Even though it will be less pay it seems like a godsend but Louise is less than thrilled. She visited this library while doing research for a book on the history of Louisiana public libraries. The collection was old and ugly and the library almost empty at a time when it should have been busy with moms and kids.

She can’t imagine working daily in such a depressing place. But with no unemployment benefits for public employees, the ex-husband who still can’t send child support in a timely manner and academic jobs unavailable for at least 6 months, Alligator Bayou is it.

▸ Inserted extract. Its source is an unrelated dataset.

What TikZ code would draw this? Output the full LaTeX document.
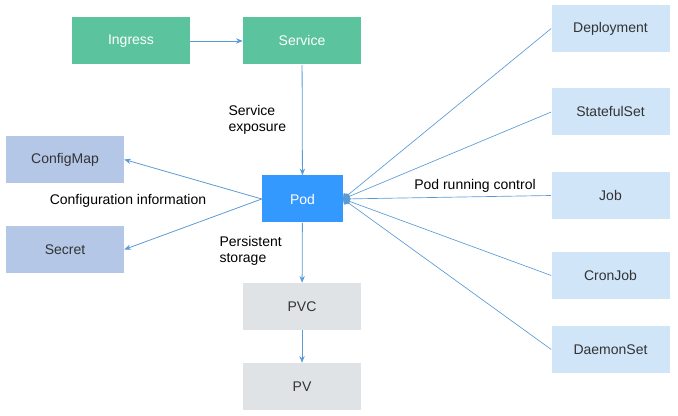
\documentclass[tikz,border=0pt]{standalone}
\usepackage{fontspec}
\setmainfont{Liberation Sans}
\usetikzlibrary{arrows.meta,positioning}
\definecolor{kgreen}{HTML}{5BC49F}
\definecolor{kpod}{HTML}{3399FF}
\definecolor{kconf}{HTML}{B4C7E7}
\definecolor{kctrl}{HTML}{D0E5F8}
\definecolor{kstore}{HTML}{E0E3E5}
\definecolor{kline}{HTML}{5B9BD5}
\tikzset{
        box/.style={rectangle, inner sep=0pt, minimum width=88.5pt, minimum height=35.25pt, font=\fontsize{10.5}{12}\selectfont},
        % Entry nodes
        node_entry/.style={box, fill=kgreen, text=white},
        % Pod node
        node_pod/.style={box, fill=kpod, text=white, minimum width=60.75pt},
        % Config nodes
        node_conf/.style={box, fill=kconf, text=black!80},
        % Controller nodes
        node_ctrl/.style={box, fill=kctrl, text=black!80},
        % Storage nodes
        node_store/.style={box, fill=kstore, text=black!80},
        lbl/.style={font=\fontsize{10.5}{12.5}\selectfont, align=left, inner sep=1pt},
        conn/.style={draw=kline, line width=0.6pt, -{Stealth[length=5pt,width=4pt]}},
        ctrl/.style={draw=kline, line width=0.5pt, -{Diamond[length=6pt,width=6pt]}}
}
\begin{document}
\begin{tikzpicture}[x=0.75pt, y=-0.75pt]
    \useasboundingbox (0,0) rectangle (678,416);
    \node[node_entry] (ingress) at (131,41) {Ingress};
    \node[node_entry] (service) at (302,41) {Service};
    \node[node_pod] (pod) at (302.5,199) {Pod};
    \node[node_conf] (configmap) at (65,159.5) {ConfigMap};
    \node[node_conf] (secret) at (65,249.5) {Secret};
    \node[node_store] (pvc) at (302,306.5) {PVC};
    \node[node_store] (pv) at (302,386.5) {PV};
    \node[node_ctrl] (deployment) at (610.5,28.5) {Deployment};
    \node[node_ctrl] (statefulset) at (610.5,112) {StatefulSet};
    \node[node_ctrl] (job) at (610.5,195.5) {Job};
    \node[node_ctrl] (cronjob) at (610.5,275.5) {CronJob};
    \node[node_ctrl] (daemonset) at (610.5,349.5) {DaemonSet};
    \coordinate (hub) at (343,199);

    \draw[conn] (ingress) -- (service);
    \draw[conn] (service) -- (pod);
    \draw[conn] (pod.west) -- (configmap.east);
    \draw[conn] (pod.west) -- (secret.east);
    \draw[conn] (pod) -- (pvc);
    \draw[conn] (pvc) -- (pv);
    \foreach \c in {deployment,statefulset,job,cronjob,daemonset}
        \draw[ctrl] (\c.west) -- (hub);

    \node[lbl, anchor=west] (lexpose) at (227,120) {Service\\exposure};
    \node[lbl] (lconf) at (128,201) {Configuration information};
    \node[lbl, anchor=west] (lstore) at (218,251) {Persistent\\storage};
    \node[lbl] (lrun) at (475,186) {Pod running control};
\end{tikzpicture}
\end{document}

It doesn’t take long for Louise and Sylvia to settle in and begin making changes. Despite the reluctance of the library director hours are extended into the evening.  Programs for teens are added as well as a book club and cooking classes for adults.  The weekly Zumba class is a big hit and new materials are getting on the shelf faster and checking out.

But not everyone is happy with the changes. Library Director Foley wants his old library back and the most powerful member of the police jury, Mrs. Gunderson, thinks libraries are obsolete. She sees no need to waste funds on a library when everyone has the internet.

The police jury, similar to our county commissioners, approves funds for the library. They also must approve placing a levy increase for the library on the ballot. When Mrs. Gunderson’s influence puts both things in jeopardy the future of the library, along with Louise and Sylvia’s jobs, is on the line.

When the situation goes from bad to worse Louise and Sylvia need help. It will take all of Alligator Bayou if the library is to be saved.

This is a light entertaining read with a little humor, family drama, and a hunky strawberry farmer thrown in the mix. If you are looking for a great piece of literature that will pass the test of time, I’d skip this title. However if you love libraries and stories with good characters I recommend you give it a try.